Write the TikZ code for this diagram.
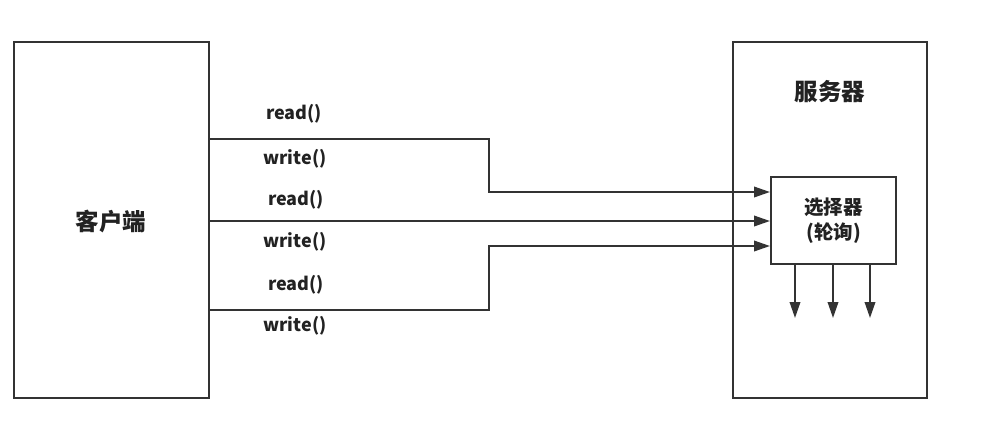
\documentclass[tikz,border=0pt]{standalone}
\usepackage{fontspec}
\setmainfont{Noto Sans CJK SC}
\usetikzlibrary{arrows.meta,calc}
\definecolor{ink}{HTML}{333333}
\definecolor{txt}{HTML}{222222}
\tikzset{
  box/.style={draw=ink, line width=2pt, rectangle, inner sep=0pt},
  conn/.style={draw=ink, line width=2pt},
  tip/.style={-{Triangle[length=16pt,width=10.5pt]}},
  lbl/.style={text=txt, font=\bfseries\fontsize{18}{20}\selectfont, inner sep=0pt},
  title/.style={text=txt, font=\bfseries\fontsize{23.5}{26}\selectfont, inner sep=0pt},
}
\begin{document}
\begin{tikzpicture}[x=1pt,y=-1pt]
\useasboundingbox[fill=white] (0,0) rectangle (982,421);
\node[box, minimum width=195pt, minimum height=356pt] (client) at (111.5,220) {};
\node[title] (clientlbl) at (111,222) {客户端};
\node[box, minimum width=194pt, minimum height=356pt] (server) at (830,220) {};
\node[title] (serverlbl) at (830,92) {服务器};
\node[box, minimum width=125pt, minimum height=87pt, align=center, text=txt,
      font=\bfseries\fontsize{19.5}{25}\selectfont] (sel) at (833.5,220.5) {选择器\\(轮询)};
% helper coordinates
\coordinate (y1) at (0,139);
\coordinate (k1) at (489,192);
\coordinate (y2) at (0,221);
\coordinate (y3) at (0,310);
\coordinate (k3) at (489,246);
\draw[conn,tip] (client.east |- y1) -| (k1) -- (sel.west |- k1);
\draw[conn,tip] (client.east |- y2) -- (sel.west |- y2);
\draw[conn,tip] (client.east |- y3) -| (k3) -- (sel.west |- k3);
\coordinate (d1) at (795,318);
\coordinate (d2) at (833,318);
\coordinate (d3) at (870,318);
\draw[conn,tip] (sel.south -| d1) -- (d1);
\draw[conn,tip] (sel.south -| d2) -- (d2);
\draw[conn,tip] (sel.south -| d3) -- (d3);
% labels
\node[lbl] (r1) at (294,114) {read()};
\node[lbl] (w1) at (295,159) {write()};
\node[lbl] (r2) at (296,200) {read()};
\node[lbl] (w2) at (295,242) {write()};
\node[lbl] (r3) at (296,285) {read()};
\node[lbl] (w3) at (295,326) {write()};
\end{tikzpicture}
\end{document}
#####
§ **WHAT IS BEING ASKED**
Without the pictures, retype the whole of the material above exactly.

§ **WRITTEN REPLY**
Write the TikZ code for this diagram.
\documentclass[tikz,border=0pt]{standalone}
\usepackage{fontspec}
\setmainfont{Noto Sans CJK SC}
\usetikzlibrary{arrows.meta,calc}
\definecolor{ink}{HTML}{333333}
\definecolor{txt}{HTML}{222222}
\tikzset{
  box/.style={draw=ink, line width=2pt, rectangle, inner sep=0pt},
  conn/.style={draw=ink, line width=2pt},
  tip/.style={-{Triangle[length=16pt,width=10.5pt]}},
  lbl/.style={text=txt, font=\bfseries\fontsize{18}{20}\selectfont, inner sep=0pt},
  title/.style={text=txt, font=\bfseries\fontsize{23.5}{26}\selectfont, inner sep=0pt},
}
\begin{document}
\begin{tikzpicture}[x=1pt,y=-1pt]
\useasboundingbox[fill=white] (0,0) rectangle (982,421);
\node[box, minimum width=195pt, minimum height=356pt] (client) at (111.5,220) {};
\node[title] (clientlbl) at (111,222) {客户端};
\node[box, minimum width=194pt, minimum height=356pt] (server) at (830,220) {};
\node[title] (serverlbl) at (830,92) {服务器};
\node[box, minimum width=125pt, minimum height=87pt, align=center, text=txt,
      font=\bfseries\fontsize{19.5}{25}\selectfont] (sel) at (833.5,220.5) {选择器\\(轮询)};
% helper coordinates
\coordinate (y1) at (0,139);
\coordinate (k1) at (489,192);
\coordinate (y2) at (0,221);
\coordinate (y3) at (0,310);
\coordinate (k3) at (489,246);
\draw[conn,tip] (client.east |- y1) -| (k1) -- (sel.west |- k1);
\draw[conn,tip] (client.east |- y2) -- (sel.west |- y2);
\draw[conn,tip] (client.east |- y3) -| (k3) -- (sel.west |- k3);
\coordinate (d1) at (795,318);
\coordinate (d2) at (833,318);
\coordinate (d3) at (870,318);
\draw[conn,tip] (sel.south -| d1) -- (d1);
\draw[conn,tip] (sel.south -| d2) -- (d2);
\draw[conn,tip] (sel.south -| d3) -- (d3);
% labels
\node[lbl] (r1) at (294,114) {read()};
\node[lbl] (w1) at (295,159) {write()};
\node[lbl] (r2) at (296,200) {read()};
\node[lbl] (w2) at (295,242) {write()};
\node[lbl] (r3) at (296,285) {read()};
\node[lbl] (w3) at (295,326) {write()};
\end{tikzpicture}
\end{document}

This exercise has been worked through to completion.